Refining margins, also known as 'cracks', for jet fuel climbed as far as $15.21 a barrel over Dubai crude this week, levels not seen since mid-January.
"There is still a surplus of jet fuel in Asia, but it is the travelling season now and demand will be growing in the region, supporting the market," said a Singapore-based trader, declining to be identified as he was not authorised to speak with media.
"Many jet barrels from Asia usually go to the West Coast of the United States. And now there has been a major fire in one of the U.S. refineries. So, that might lead to more barrels heading west (from Asia), supporting the regional jet market even more."
Philadelphia Energy Solutions (PES) is looking to permanently shut its oil refinery in Pennsylvania, which is the largest and oldest on the U.S. East Coast, after a massive fire caused substantial damage to the complex.
The profit margins refiners make from producing jet fuel, which have surged about 18% over the last month, are currently at their strongest levels for this time of year since 2013, Refinitiv Eikon data showed.
That is mainly due to an aviation sector that is booming on the back of regional economic growth, with new and expanded airports, cheap fares and increased route options for travellers.
Airlines in the Asia Pacific posted a 2.9% increase in April passenger demand this year, up from 2% growth in March, according to the latest available data from the International Air Transport Association (IATA).
However, air freight demand in the region has been hit hard by Sino-U.S. trade tensions. Demand for air freight in the area dropped 7.4% in April year-on-year, IATA data showed.
"Our expectations for a continued tightening of the crude market through H2 will support jet fuel. However, we note rising risks to the demand-side, with the U.S.-China trade war continuing to dent sentiment for Brent," said Richard Taylor, London-based analyst at Fitch Solutions.

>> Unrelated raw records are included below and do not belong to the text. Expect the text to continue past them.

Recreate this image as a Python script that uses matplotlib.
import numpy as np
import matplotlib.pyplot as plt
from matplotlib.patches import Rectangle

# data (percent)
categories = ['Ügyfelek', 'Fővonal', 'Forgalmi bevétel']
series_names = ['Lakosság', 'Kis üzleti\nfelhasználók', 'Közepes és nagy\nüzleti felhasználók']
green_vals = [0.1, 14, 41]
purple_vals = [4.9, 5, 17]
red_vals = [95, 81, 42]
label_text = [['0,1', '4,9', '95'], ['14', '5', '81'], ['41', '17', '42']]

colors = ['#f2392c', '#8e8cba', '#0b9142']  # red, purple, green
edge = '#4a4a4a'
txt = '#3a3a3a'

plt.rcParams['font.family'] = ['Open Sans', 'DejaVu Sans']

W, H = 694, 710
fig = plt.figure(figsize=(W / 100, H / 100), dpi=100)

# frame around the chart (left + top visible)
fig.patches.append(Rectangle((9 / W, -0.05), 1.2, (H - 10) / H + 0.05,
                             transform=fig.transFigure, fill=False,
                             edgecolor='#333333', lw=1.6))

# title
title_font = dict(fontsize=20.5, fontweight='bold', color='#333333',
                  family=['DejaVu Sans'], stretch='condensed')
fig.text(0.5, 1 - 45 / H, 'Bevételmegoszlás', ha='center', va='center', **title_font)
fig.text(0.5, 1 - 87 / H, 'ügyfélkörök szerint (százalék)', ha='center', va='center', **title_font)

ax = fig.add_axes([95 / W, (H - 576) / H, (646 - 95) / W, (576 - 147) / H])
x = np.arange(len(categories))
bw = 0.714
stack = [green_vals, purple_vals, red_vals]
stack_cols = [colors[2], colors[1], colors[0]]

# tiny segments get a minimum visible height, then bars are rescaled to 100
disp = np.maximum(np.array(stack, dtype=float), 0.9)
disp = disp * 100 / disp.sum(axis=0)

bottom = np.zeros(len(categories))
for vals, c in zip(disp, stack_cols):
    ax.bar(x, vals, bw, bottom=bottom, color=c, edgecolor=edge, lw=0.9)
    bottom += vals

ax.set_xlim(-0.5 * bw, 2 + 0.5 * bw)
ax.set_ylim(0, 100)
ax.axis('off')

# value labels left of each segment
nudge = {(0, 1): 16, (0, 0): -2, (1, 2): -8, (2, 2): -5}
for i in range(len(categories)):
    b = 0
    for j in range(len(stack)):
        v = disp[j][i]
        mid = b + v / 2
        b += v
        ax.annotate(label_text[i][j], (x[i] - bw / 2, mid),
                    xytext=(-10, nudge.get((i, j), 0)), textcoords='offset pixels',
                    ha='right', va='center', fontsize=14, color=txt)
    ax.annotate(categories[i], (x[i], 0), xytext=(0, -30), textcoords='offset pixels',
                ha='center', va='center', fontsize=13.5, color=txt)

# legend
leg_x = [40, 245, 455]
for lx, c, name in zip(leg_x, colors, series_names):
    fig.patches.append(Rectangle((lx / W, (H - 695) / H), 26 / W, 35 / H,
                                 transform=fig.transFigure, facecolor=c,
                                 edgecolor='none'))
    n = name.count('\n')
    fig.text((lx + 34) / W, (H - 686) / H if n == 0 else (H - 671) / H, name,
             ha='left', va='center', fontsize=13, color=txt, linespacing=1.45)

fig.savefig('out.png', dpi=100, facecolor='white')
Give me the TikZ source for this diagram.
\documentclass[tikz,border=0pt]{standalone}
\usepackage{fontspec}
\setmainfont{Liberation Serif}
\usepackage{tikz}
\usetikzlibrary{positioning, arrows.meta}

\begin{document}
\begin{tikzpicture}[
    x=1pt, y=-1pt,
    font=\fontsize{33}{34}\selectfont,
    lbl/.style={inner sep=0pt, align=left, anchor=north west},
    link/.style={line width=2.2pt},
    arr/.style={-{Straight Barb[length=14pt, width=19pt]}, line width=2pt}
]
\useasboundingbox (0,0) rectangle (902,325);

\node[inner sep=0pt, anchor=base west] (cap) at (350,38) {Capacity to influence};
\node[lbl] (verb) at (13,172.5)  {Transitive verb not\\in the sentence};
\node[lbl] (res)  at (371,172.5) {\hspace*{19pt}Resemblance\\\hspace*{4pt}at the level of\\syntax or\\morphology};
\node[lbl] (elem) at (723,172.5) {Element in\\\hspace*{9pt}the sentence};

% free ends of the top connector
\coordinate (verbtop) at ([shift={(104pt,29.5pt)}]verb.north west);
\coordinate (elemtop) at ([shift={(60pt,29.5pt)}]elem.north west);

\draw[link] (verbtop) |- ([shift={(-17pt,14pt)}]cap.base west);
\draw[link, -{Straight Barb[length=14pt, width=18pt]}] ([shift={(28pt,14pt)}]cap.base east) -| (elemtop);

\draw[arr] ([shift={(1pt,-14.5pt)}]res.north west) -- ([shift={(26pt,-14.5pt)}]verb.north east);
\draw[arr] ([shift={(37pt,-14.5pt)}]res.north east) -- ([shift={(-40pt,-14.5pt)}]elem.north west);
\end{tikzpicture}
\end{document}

"Amid a negative backdrop of slowing global growth, trade concerns must be monitored, as any material slowdown in industrial, manufacturing and trade activities over the coming weeks has the potential to negatively impact prices/margins."
Meanwhile, the front-month jet fuel time spread flipped into a narrow backwardated structure on Thursday to trade at a premium of 1 cent per barrel.
Backwardation, when the front-month contract is more expensive than subsequent months, makes it uneconomical to store a product, resulting in a drawdown in inventories. It is usually seen as a sign that a market is rebalancing and that prices are likely to head higher in future months.